Implicit learning has shown a lot of promise, particularly for representing (near) discontinuous functions. For example, our recent work on ContactNets used implicit representations of geometry. Similarly, we’ve seen how unstructured, explicit approaches struggle with learning stiff or discontinuous functions. We’ve set out to better understand why (and when) implicit representations are useful.

Most obviously, an implicit parameterization can better represent non-smoothness. Other authors have exploited this, for instance via embedding differentiable optimization into the learning process (Belbute-Peres et al., “End-to-end differentiable physics for learning and control”). However, this is only part of the story. If the underlying function to be learned is stiff or discontinuous, this stiffness ultimately manifests in the loss function.

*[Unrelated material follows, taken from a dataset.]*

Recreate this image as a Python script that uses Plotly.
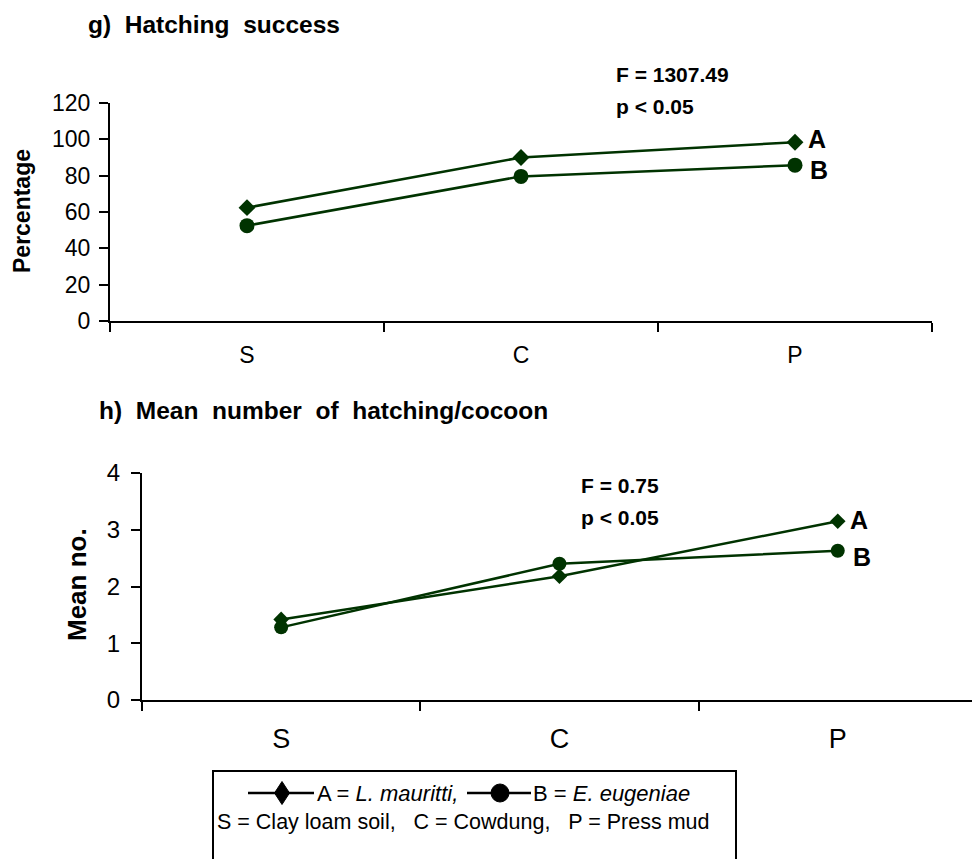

Instead, we’ve investigated ContactNets-inspired implicit losses which balance optimality of the embedded problem against prediction error, with better performance on near-discontinuous learning problems. In a new preprint, “Generalization Bounded Implicit Learning of Nearly Discontinuous Functions” by Bibit Bianchini et al., we show how this violation-implicit loss provably generalizes well to unseen data. The resulting loss landscape is well-conditioned (with low Lipschitz constants, despite the stiff underlying function). We also provably connect this loss to graph distance, a natural metric for evaluating steep or discontinuous functions.